“‘Yes,’ added Miss Tilney; ‘and I remember that you undertook to read it aloud to me; and that when I was called away for only five minutes to answer a note, instead of waiting for me, you took the volume into the Hermitage Walk; and I was obliged to stay till you had finished it.’[30]
“‘But I really thought before,’ persisted Catherine, ‘young men despised novels amazingly?’
“‘It is amazingly; it may well suggest amazement, if they do, for they read nearly as many as women. I myself have read hundreds and hundreds. Do not imagine that you can cope with me in a knowledge of Julias and Louisas. If we proceed to particulars, and engage in the never-ceasing inquiry of ‘Have you read this?’ or ‘Have you read that?’ I shall soon leave you as far behind me as—what shall I say? I want an appropriate simile—as far as your friend Emily herself left poor Valancourt, when she went with her aunt into Italy. Consider how many years I have had the start of you. I had entered on my studies at Oxford while you were a good little girl, working your sampler at home.’”
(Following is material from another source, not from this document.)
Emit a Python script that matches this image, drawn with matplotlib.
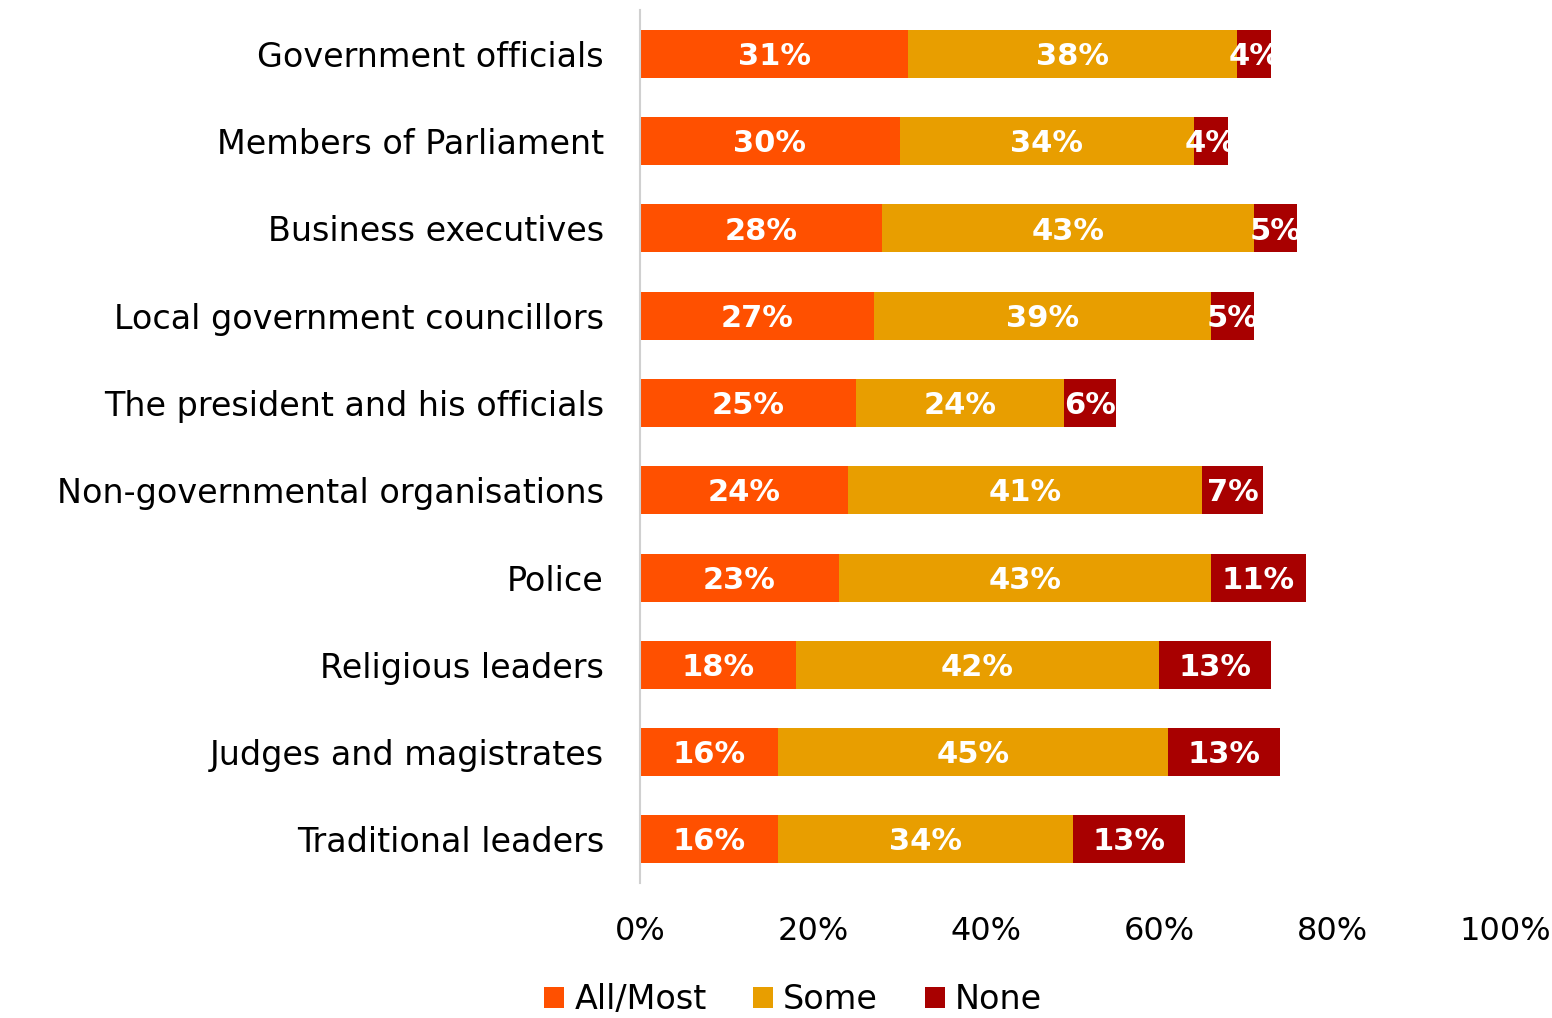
import matplotlib.pyplot as plt
import numpy as np

plt.rcParams["font.family"] = ["DejaVu Sans"]

categories = [
    "Government officials",
    "Members of Parliament",
    "Business executives",
    "Local government councillors",
    "The president and his officials",
    "Non-governmental organisations",
    "Police",
    "Religious leaders",
    "Judges and magistrates",
    "Traditional leaders",
]
all_most = [31, 30, 28, 27, 25, 24, 23, 18, 16, 16]
some = [38, 34, 43, 39, 24, 41, 43, 42, 45, 34]
none = [4, 4, 5, 5, 6, 7, 11, 13, 13, 13]

series = [
    ("All/Most", all_most, "#FF5000"),
    ("Some", some, "#E89E00"),
    ("None", none, "#A80000"),
]

fig = plt.figure(figsize=(15.52, 10.18), dpi=100)
ax = fig.add_axes([0.4124, 0.1326, 0.5573, 0.8574])

y = np.arange(len(categories))
left = np.zeros(len(categories))
handles = []
for name, vals, color in series:
    vals = np.array(vals, dtype=float)
    bars = ax.barh(y, vals, left=left, height=0.55, color=color, label=name)
    handles.append(bars)
    for yi, l, v in zip(y, left, vals):
        ax.text(l + v / 2, yi + 0.03, f"{int(v)}%", ha="center", va="center",
                color="white", fontsize=22, fontweight="bold")
    left += vals

ax.set_xlim(0, 100)
ax.set_ylim(len(categories) - 0.5, -0.5)
ax.set_yticks(y)
ax.set_yticklabels(categories, fontsize=24)
ax.set_xticks(np.arange(0, 101, 20))
ax.set_xticklabels([f"{t}%" for t in range(0, 101, 20)], fontsize=23)
ax.tick_params(axis="y", length=0, pad=26)
ax.tick_params(axis="x", length=0, pad=24)
for side in ["top", "right", "bottom"]:
    ax.spines[side].set_visible(False)
ax.spines["left"].set_color("#D0D0D0")
ax.spines["left"].set_linewidth(1.5)

fig.legend(handles=handles, labels=[s[0] for s in series], loc="center",
           bbox_to_anchor=(0.511, 0.018), ncol=3, frameon=False, fontsize=24,
           handlelength=0.6, handleheight=0.6, handletextpad=0.3,
           columnspacing=1.4)

fig.savefig("out.png", dpi=100)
About this time Captain Tilney, General Tilney’s eldest son, a handsome, fashionable young man, arrives on a visit to his family. Catherine is most willing to acknowledge his advantages, but his tastes and manners are decidedly inferior, in her opinion, after she hears him, at one of the assemblies, not only protest against every thought of dancing himself, but even laugh openly at his brother Henry for finding it possible.
Isabella, who has begun by announcing her intention to sit all the evening, in compliment to James Morland’s temporary absence, is soon seen dancing with Captain Tilney, in spite of his and her protest.
James Morland’s application to his father for his consent to his marriage with Isabella Thorpe brings a kind and considerate answer. A family living of four hundred a year is to be resigned to James; an estate of nearly equal value is secured to him. The greatest trial is that the young couple must wait two or three years, till James Morland can take orders.
James and Catherine, being good and reasonable children, are perfectly satisfied with their father’s generosity.
Isabella says the prospect is very charming, but says it with a grave face.
The period of the Allens’ visit to Bath is drawing to a close; and the question whether they may stay longer or not seems to involve the happiness of Catherine’s whole life; and so, when the lodgings are taken for another fortnight, everything appears secured. “What this additional fortnight was to produce to her beyond the pleasure of sometimes seeing Henry Tilney, made but a small part of Catherine’s speculation;” Jane Austen comments with regard to her heroine’s unreasonable joy. “Once or twice, indeed, since James’s engagement had taught her what could be done, she had got so far as to indulge in a secret ‘perhaps;’ but, in general, the felicity of being with him for the present bounded her views. The present was now comprised in another three weeks; and her happiness being certain for that period, the rest of her life was at such a distance as to excite but little interest.” This is pre-eminently the calculation of seventeen, when a month in anticipation reckons as a year, a year as a lifetime.
However, when Catherine calls for Miss Tilney with the glad news, she receives an unexpected blow. The Tilneys are to quit Bath soon. Poor Catherine cannot hide her dejection, but an ample compensation, far beyond her brightest hopes, awaits her.